- The request -
Omit any picture, and return the remaining data exactly as written.

Plotting code records:
↓↓↓
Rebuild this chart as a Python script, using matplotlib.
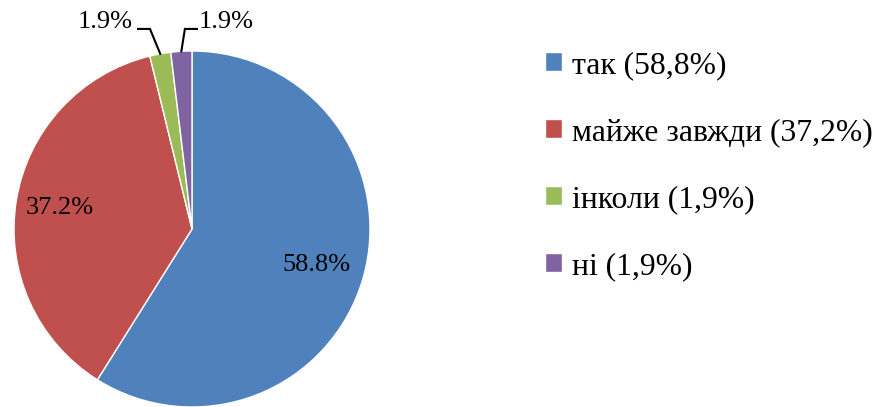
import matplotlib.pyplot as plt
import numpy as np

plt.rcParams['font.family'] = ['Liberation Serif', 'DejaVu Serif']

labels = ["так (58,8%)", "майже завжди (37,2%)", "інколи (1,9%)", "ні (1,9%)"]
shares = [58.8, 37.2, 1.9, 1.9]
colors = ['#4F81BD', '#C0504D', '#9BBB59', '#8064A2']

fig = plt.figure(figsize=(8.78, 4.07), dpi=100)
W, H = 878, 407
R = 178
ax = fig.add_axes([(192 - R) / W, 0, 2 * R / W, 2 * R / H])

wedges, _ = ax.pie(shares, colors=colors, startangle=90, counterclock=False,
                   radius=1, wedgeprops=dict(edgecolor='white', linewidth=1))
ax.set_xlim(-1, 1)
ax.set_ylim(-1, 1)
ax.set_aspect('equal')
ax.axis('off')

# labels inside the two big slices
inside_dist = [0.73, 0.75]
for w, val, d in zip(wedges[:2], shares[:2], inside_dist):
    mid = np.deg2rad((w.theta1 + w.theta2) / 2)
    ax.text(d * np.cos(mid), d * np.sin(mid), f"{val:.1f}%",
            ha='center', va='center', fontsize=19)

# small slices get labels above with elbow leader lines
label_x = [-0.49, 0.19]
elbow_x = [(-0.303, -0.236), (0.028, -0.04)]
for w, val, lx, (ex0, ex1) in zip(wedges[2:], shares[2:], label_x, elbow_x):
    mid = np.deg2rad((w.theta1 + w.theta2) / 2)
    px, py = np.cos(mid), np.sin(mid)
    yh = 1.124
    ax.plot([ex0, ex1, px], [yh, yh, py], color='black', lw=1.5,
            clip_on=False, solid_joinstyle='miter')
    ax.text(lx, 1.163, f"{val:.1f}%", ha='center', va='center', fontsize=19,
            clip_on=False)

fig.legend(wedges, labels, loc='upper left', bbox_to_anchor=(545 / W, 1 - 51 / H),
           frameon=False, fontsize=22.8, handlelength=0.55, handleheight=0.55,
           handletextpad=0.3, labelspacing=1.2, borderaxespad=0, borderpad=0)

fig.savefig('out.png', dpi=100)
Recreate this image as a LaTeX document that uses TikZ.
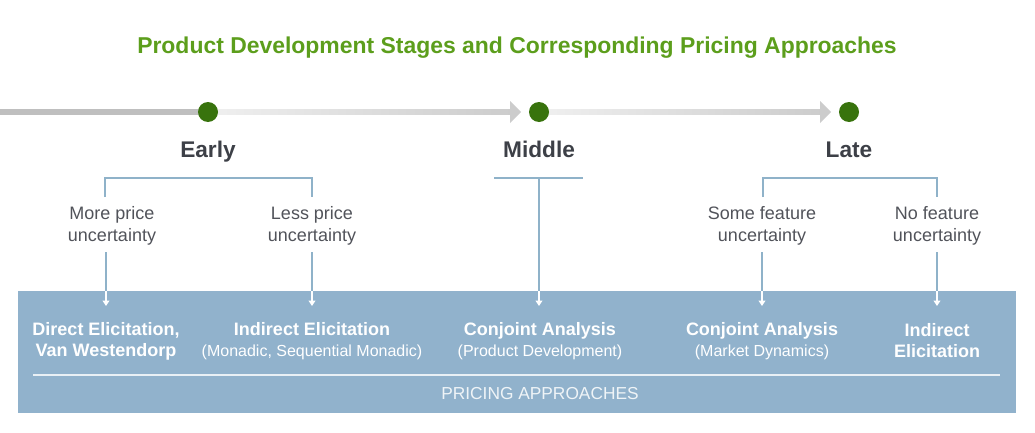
↑↑↑
- Solution for this exercise -
Rebuild this chart as a Python script, using matplotlib.
import matplotlib.pyplot as plt
import numpy as np

plt.rcParams['font.family'] = ['Liberation Serif', 'DejaVu Serif']

labels = ["так (58,8%)", "майже завжди (37,2%)", "інколи (1,9%)", "ні (1,9%)"]
shares = [58.8, 37.2, 1.9, 1.9]
colors = ['#4F81BD', '#C0504D', '#9BBB59', '#8064A2']

fig = plt.figure(figsize=(8.78, 4.07), dpi=100)
W, H = 878, 407
R = 178
ax = fig.add_axes([(192 - R) / W, 0, 2 * R / W, 2 * R / H])

wedges, _ = ax.pie(shares, colors=colors, startangle=90, counterclock=False,
                   radius=1, wedgeprops=dict(edgecolor='white', linewidth=1))
ax.set_xlim(-1, 1)
ax.set_ylim(-1, 1)
ax.set_aspect('equal')
ax.axis('off')

# labels inside the two big slices
inside_dist = [0.73, 0.75]
for w, val, d in zip(wedges[:2], shares[:2], inside_dist):
    mid = np.deg2rad((w.theta1 + w.theta2) / 2)
    ax.text(d * np.cos(mid), d * np.sin(mid), f"{val:.1f}%",
            ha='center', va='center', fontsize=19)

# small slices get labels above with elbow leader lines
label_x = [-0.49, 0.19]
elbow_x = [(-0.303, -0.236), (0.028, -0.04)]
for w, val, lx, (ex0, ex1) in zip(wedges[2:], shares[2:], label_x, elbow_x):
    mid = np.deg2rad((w.theta1 + w.theta2) / 2)
    px, py = np.cos(mid), np.sin(mid)
    yh = 1.124
    ax.plot([ex0, ex1, px], [yh, yh, py], color='black', lw=1.5,
            clip_on=False, solid_joinstyle='miter')
    ax.text(lx, 1.163, f"{val:.1f}%", ha='center', va='center', fontsize=19,
            clip_on=False)

fig.legend(wedges, labels, loc='upper left', bbox_to_anchor=(545 / W, 1 - 51 / H),
           frameon=False, fontsize=22.8, handlelength=0.55, handleheight=0.55,
           handletextpad=0.3, labelspacing=1.2, borderaxespad=0, borderpad=0)

fig.savefig('out.png', dpi=100)
Recreate this image as a LaTeX document that uses TikZ.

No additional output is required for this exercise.